I wonder how to use single-goal environments refer to Accessing Single Goal Environments
If I fix the seed of the environment,

from metaworld.envs import ALL_V2_ENVIRONMENTS_GOAL_OBSERVABLE
import numpy as np

door_open_goal_observable_cls = ALL_V2_ENVIRONMENTS_GOAL_OBSERVABLE["door-open-v2-goal-observable"]
env = door_open_goal_observable_cls(seed=0)

# Reset environment
obs = env.reset()  
obs = env.reset()
...

obs always returns the same observation including goal position.

My question is...
Is it possible to build an environment where the obs we get from env.reset() satisfies that the goal is fixed and the rest (robotic arm's position) is randomized?

Or is it intended that the initial state $s_0$ is always the same even when evaluating?

Sorry for the basic question, but I'm confused...

Thank you.

Hi!

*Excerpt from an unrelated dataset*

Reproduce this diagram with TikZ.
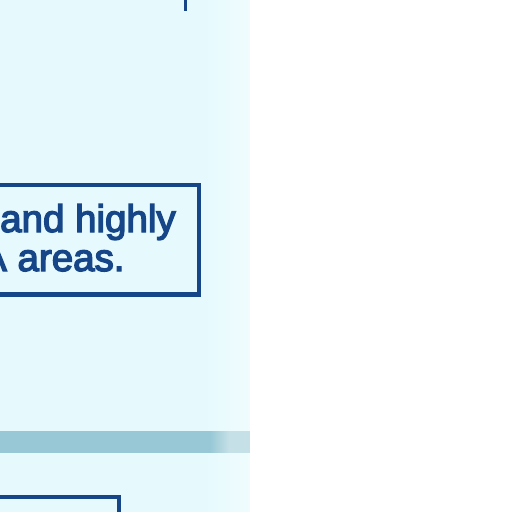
\documentclass[tikz,border=0pt]{standalone}
\usepackage{fontspec}
\newfontfamily\labelfont[FakeBold=3.5]{Liberation Sans}
\definecolor{panelbg}{RGB}{230,250,253}
\definecolor{panelfade}{RGB}{240,252,254}
\definecolor{navy}{RGB}{22,70,136}
\definecolor{bandcol}{RGB}{152,200,214}
\definecolor{bandlight}{RGB}{197,224,230}
\tikzset{
  framebox/.style={draw=navy, line width=4.2pt},
  lbl/.style={anchor=base west, inner sep=0pt, text=navy, font=\labelfont\fontsize{38.5}{40}\selectfont},
}
\begin{document}
\begin{tikzpicture}[x=1pt,y=-1pt]
\useasboundingbox (0,0) rectangle (512,512);
\clip (0,0) rectangle (512,512);
\fill[white] (0,0) rectangle (512,512);
% panel background with fade on the right
\fill[panelbg] (0,0) rectangle (206,512);
\foreach \i in {0,...,43}{
  \pgfmathsetmacro{\p}{100-\i*100/43}
  \fill[panelbg!\p!panelfade] (206+\i,0) rectangle (207.2+\i,512);
}
% band
\fill[bandcol] (0,431) rectangle (210,453);
\foreach \i in {0,...,19}{
  \pgfmathsetmacro{\p}{100-\i*100/19}
  \fill[bandcol!\p!bandlight] (210+\i,431) rectangle (211.2+\i,453);
}
\fill[bandlight] (230,431) rectangle (250,453);
% top vertical connector
\coordinate (vt) at (185.5,-2);
\coordinate (vb) at (185.5,11);
\draw[navy, line width=2.5pt] (vt) -- (vb);
% box with text
\draw[framebox] (-10,185) -- (199,185) -- (199,294.5) -- (-10,294.5);
\node[lbl] (l1) at (0,232) {and highly};
\node[lbl] (l2) at (-19,271) {A areas.};
% bottom box
\draw[framebox, line width=3.5pt] (-10,497) -- (119,497) -- (119,520);
\end{tikzpicture}
\end{document}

Yes if you use the environments individually, env.reset() returns the exact same values every time you reset. If you want to randomize the arm position you could randomly sample X actions and apply them in the environment before you start saving transitions.

Oh! thank you for your reply and it was very helful!!
I will close the issue
thank you:)